-------- DATA FOR THIS TASK

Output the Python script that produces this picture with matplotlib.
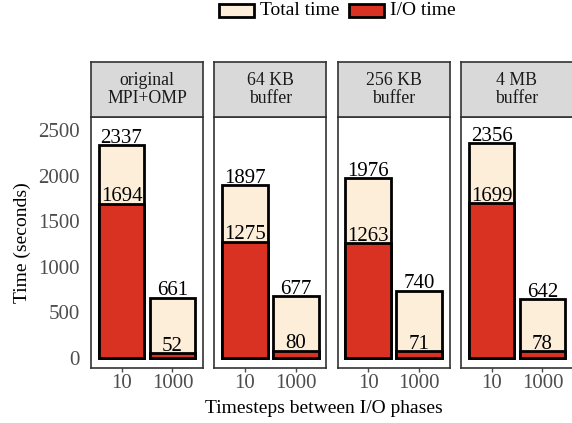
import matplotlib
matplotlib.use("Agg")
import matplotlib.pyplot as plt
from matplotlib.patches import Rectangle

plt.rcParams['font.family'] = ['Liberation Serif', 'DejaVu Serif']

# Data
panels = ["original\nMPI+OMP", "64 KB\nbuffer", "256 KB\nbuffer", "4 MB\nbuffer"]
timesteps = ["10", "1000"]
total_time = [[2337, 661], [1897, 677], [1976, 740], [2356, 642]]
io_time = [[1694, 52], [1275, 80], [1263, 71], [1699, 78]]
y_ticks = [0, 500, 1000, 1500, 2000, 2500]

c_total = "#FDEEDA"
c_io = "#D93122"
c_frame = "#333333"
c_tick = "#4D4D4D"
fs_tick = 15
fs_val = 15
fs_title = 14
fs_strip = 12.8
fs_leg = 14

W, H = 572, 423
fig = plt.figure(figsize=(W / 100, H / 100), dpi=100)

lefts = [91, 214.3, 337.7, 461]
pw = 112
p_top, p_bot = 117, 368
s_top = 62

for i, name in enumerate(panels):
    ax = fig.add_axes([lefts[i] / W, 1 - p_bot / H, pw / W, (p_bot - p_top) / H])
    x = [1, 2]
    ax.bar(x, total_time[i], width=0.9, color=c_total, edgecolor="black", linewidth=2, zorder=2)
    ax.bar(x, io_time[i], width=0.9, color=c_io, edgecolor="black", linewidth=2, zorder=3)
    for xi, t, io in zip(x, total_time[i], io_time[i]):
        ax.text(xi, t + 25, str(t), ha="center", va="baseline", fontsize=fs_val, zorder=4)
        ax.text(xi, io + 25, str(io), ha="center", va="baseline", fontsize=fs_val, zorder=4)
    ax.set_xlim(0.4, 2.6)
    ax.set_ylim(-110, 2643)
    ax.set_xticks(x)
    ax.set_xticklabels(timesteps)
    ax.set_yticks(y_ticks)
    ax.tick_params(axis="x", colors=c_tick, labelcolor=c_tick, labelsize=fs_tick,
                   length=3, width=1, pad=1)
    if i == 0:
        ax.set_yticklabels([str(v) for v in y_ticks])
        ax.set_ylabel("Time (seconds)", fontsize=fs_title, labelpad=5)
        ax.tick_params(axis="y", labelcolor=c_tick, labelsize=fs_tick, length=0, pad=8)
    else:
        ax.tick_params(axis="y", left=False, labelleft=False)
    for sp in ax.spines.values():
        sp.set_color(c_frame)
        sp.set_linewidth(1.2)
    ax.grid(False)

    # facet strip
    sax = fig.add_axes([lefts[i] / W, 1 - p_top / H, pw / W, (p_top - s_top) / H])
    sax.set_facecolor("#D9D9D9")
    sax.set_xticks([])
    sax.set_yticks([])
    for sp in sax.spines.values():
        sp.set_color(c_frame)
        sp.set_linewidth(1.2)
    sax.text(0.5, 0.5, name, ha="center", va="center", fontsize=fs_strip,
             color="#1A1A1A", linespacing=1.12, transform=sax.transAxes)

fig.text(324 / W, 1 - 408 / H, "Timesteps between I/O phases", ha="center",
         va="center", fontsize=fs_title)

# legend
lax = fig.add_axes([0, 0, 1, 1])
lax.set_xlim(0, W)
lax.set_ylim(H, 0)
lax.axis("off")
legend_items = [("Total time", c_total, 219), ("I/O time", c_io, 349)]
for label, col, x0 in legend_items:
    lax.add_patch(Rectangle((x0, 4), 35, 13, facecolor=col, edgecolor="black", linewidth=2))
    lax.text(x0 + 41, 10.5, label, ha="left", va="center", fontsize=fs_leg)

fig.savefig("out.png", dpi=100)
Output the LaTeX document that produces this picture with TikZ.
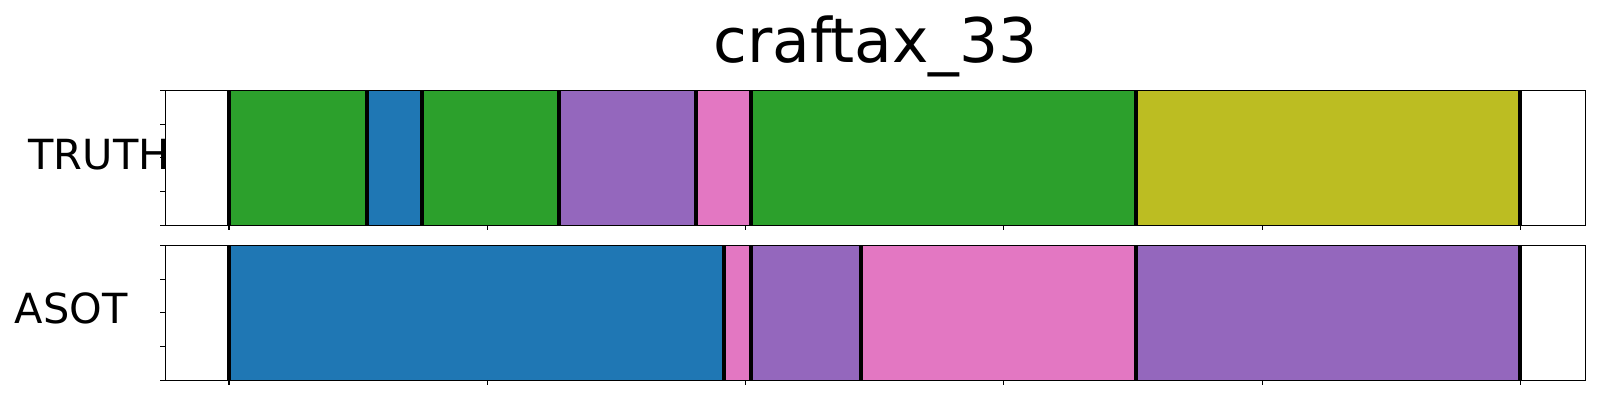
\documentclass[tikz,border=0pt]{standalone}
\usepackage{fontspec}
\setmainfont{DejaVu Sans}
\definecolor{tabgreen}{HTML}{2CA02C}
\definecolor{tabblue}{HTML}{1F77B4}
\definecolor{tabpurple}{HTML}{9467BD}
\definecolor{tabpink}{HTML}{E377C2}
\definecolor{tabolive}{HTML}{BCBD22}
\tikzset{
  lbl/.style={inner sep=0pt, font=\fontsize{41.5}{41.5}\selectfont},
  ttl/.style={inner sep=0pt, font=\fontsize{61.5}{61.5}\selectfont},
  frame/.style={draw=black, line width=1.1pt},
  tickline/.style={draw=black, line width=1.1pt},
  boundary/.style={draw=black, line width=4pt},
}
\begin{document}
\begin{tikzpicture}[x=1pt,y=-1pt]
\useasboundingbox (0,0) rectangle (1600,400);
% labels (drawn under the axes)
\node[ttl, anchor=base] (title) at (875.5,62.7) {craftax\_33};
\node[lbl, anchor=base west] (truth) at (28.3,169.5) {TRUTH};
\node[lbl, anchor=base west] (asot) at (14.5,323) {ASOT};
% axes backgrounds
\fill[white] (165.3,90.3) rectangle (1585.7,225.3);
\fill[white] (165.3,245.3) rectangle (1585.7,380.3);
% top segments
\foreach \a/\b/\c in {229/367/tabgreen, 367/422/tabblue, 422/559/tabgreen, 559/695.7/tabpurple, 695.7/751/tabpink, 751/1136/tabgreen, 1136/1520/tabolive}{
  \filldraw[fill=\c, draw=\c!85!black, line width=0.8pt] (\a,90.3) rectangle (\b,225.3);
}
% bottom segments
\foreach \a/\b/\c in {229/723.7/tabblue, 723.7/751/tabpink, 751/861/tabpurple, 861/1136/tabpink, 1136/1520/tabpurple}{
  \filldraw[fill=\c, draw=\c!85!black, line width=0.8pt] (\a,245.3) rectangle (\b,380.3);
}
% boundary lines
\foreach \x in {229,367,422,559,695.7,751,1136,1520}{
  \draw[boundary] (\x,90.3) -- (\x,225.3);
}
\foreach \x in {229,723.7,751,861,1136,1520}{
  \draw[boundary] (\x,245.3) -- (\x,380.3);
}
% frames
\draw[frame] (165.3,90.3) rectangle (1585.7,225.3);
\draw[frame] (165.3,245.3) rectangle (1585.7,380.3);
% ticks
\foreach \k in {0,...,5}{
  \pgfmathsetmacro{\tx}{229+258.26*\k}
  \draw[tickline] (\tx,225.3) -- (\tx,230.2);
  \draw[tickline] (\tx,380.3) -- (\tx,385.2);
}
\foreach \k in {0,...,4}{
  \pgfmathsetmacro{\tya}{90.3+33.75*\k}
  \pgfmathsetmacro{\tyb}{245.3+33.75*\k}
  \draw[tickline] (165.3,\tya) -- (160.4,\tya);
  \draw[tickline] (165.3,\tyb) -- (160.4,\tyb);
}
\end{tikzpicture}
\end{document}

----------------

GIVEN TASK:
Leave out all pictures, then copy the remaining material exactly.

RESULT:
Output the Python script that produces this picture with matplotlib.
import matplotlib
matplotlib.use("Agg")
import matplotlib.pyplot as plt
from matplotlib.patches import Rectangle

plt.rcParams['font.family'] = ['Liberation Serif', 'DejaVu Serif']

# Data
panels = ["original\nMPI+OMP", "64 KB\nbuffer", "256 KB\nbuffer", "4 MB\nbuffer"]
timesteps = ["10", "1000"]
total_time = [[2337, 661], [1897, 677], [1976, 740], [2356, 642]]
io_time = [[1694, 52], [1275, 80], [1263, 71], [1699, 78]]
y_ticks = [0, 500, 1000, 1500, 2000, 2500]

c_total = "#FDEEDA"
c_io = "#D93122"
c_frame = "#333333"
c_tick = "#4D4D4D"
fs_tick = 15
fs_val = 15
fs_title = 14
fs_strip = 12.8
fs_leg = 14

W, H = 572, 423
fig = plt.figure(figsize=(W / 100, H / 100), dpi=100)

lefts = [91, 214.3, 337.7, 461]
pw = 112
p_top, p_bot = 117, 368
s_top = 62

for i, name in enumerate(panels):
    ax = fig.add_axes([lefts[i] / W, 1 - p_bot / H, pw / W, (p_bot - p_top) / H])
    x = [1, 2]
    ax.bar(x, total_time[i], width=0.9, color=c_total, edgecolor="black", linewidth=2, zorder=2)
    ax.bar(x, io_time[i], width=0.9, color=c_io, edgecolor="black", linewidth=2, zorder=3)
    for xi, t, io in zip(x, total_time[i], io_time[i]):
        ax.text(xi, t + 25, str(t), ha="center", va="baseline", fontsize=fs_val, zorder=4)
        ax.text(xi, io + 25, str(io), ha="center", va="baseline", fontsize=fs_val, zorder=4)
    ax.set_xlim(0.4, 2.6)
    ax.set_ylim(-110, 2643)
    ax.set_xticks(x)
    ax.set_xticklabels(timesteps)
    ax.set_yticks(y_ticks)
    ax.tick_params(axis="x", colors=c_tick, labelcolor=c_tick, labelsize=fs_tick,
                   length=3, width=1, pad=1)
    if i == 0:
        ax.set_yticklabels([str(v) for v in y_ticks])
        ax.set_ylabel("Time (seconds)", fontsize=fs_title, labelpad=5)
        ax.tick_params(axis="y", labelcolor=c_tick, labelsize=fs_tick, length=0, pad=8)
    else:
        ax.tick_params(axis="y", left=False, labelleft=False)
    for sp in ax.spines.values():
        sp.set_color(c_frame)
        sp.set_linewidth(1.2)
    ax.grid(False)

    # facet strip
    sax = fig.add_axes([lefts[i] / W, 1 - p_top / H, pw / W, (p_top - s_top) / H])
    sax.set_facecolor("#D9D9D9")
    sax.set_xticks([])
    sax.set_yticks([])
    for sp in sax.spines.values():
        sp.set_color(c_frame)
        sp.set_linewidth(1.2)
    sax.text(0.5, 0.5, name, ha="center", va="center", fontsize=fs_strip,
             color="#1A1A1A", linespacing=1.12, transform=sax.transAxes)

fig.text(324 / W, 1 - 408 / H, "Timesteps between I/O phases", ha="center",
         va="center", fontsize=fs_title)

# legend
lax = fig.add_axes([0, 0, 1, 1])
lax.set_xlim(0, W)
lax.set_ylim(H, 0)
lax.axis("off")
legend_items = [("Total time", c_total, 219), ("I/O time", c_io, 349)]
for label, col, x0 in legend_items:
    lax.add_patch(Rectangle((x0, 4), 35, 13, facecolor=col, edgecolor="black", linewidth=2))
    lax.text(x0 + 41, 10.5, label, ha="left", va="center", fontsize=fs_leg)

fig.savefig("out.png", dpi=100)
Output the LaTeX document that produces this picture with TikZ.
\documentclass[tikz,border=0pt]{standalone}
\usepackage{fontspec}
\setmainfont{DejaVu Sans}
\definecolor{tabgreen}{HTML}{2CA02C}
\definecolor{tabblue}{HTML}{1F77B4}
\definecolor{tabpurple}{HTML}{9467BD}
\definecolor{tabpink}{HTML}{E377C2}
\definecolor{tabolive}{HTML}{BCBD22}
\tikzset{
  lbl/.style={inner sep=0pt, font=\fontsize{41.5}{41.5}\selectfont},
  ttl/.style={inner sep=0pt, font=\fontsize{61.5}{61.5}\selectfont},
  frame/.style={draw=black, line width=1.1pt},
  tickline/.style={draw=black, line width=1.1pt},
  boundary/.style={draw=black, line width=4pt},
}
\begin{document}
\begin{tikzpicture}[x=1pt,y=-1pt]
\useasboundingbox (0,0) rectangle (1600,400);
% labels (drawn under the axes)
\node[ttl, anchor=base] (title) at (875.5,62.7) {craftax\_33};
\node[lbl, anchor=base west] (truth) at (28.3,169.5) {TRUTH};
\node[lbl, anchor=base west] (asot) at (14.5,323) {ASOT};
% axes backgrounds
\fill[white] (165.3,90.3) rectangle (1585.7,225.3);
\fill[white] (165.3,245.3) rectangle (1585.7,380.3);
% top segments
\foreach \a/\b/\c in {229/367/tabgreen, 367/422/tabblue, 422/559/tabgreen, 559/695.7/tabpurple, 695.7/751/tabpink, 751/1136/tabgreen, 1136/1520/tabolive}{
  \filldraw[fill=\c, draw=\c!85!black, line width=0.8pt] (\a,90.3) rectangle (\b,225.3);
}
% bottom segments
\foreach \a/\b/\c in {229/723.7/tabblue, 723.7/751/tabpink, 751/861/tabpurple, 861/1136/tabpink, 1136/1520/tabpurple}{
  \filldraw[fill=\c, draw=\c!85!black, line width=0.8pt] (\a,245.3) rectangle (\b,380.3);
}
% boundary lines
\foreach \x in {229,367,422,559,695.7,751,1136,1520}{
  \draw[boundary] (\x,90.3) -- (\x,225.3);
}
\foreach \x in {229,723.7,751,861,1136,1520}{
  \draw[boundary] (\x,245.3) -- (\x,380.3);
}
% frames
\draw[frame] (165.3,90.3) rectangle (1585.7,225.3);
\draw[frame] (165.3,245.3) rectangle (1585.7,380.3);
% ticks
\foreach \k in {0,...,5}{
  \pgfmathsetmacro{\tx}{229+258.26*\k}
  \draw[tickline] (\tx,225.3) -- (\tx,230.2);
  \draw[tickline] (\tx,380.3) -- (\tx,385.2);
}
\foreach \k in {0,...,4}{
  \pgfmathsetmacro{\tya}{90.3+33.75*\k}
  \pgfmathsetmacro{\tyb}{245.3+33.75*\k}
  \draw[tickline] (165.3,\tya) -- (160.4,\tya);
  \draw[tickline] (165.3,\tyb) -- (160.4,\tyb);
}
\end{tikzpicture}
\end{document}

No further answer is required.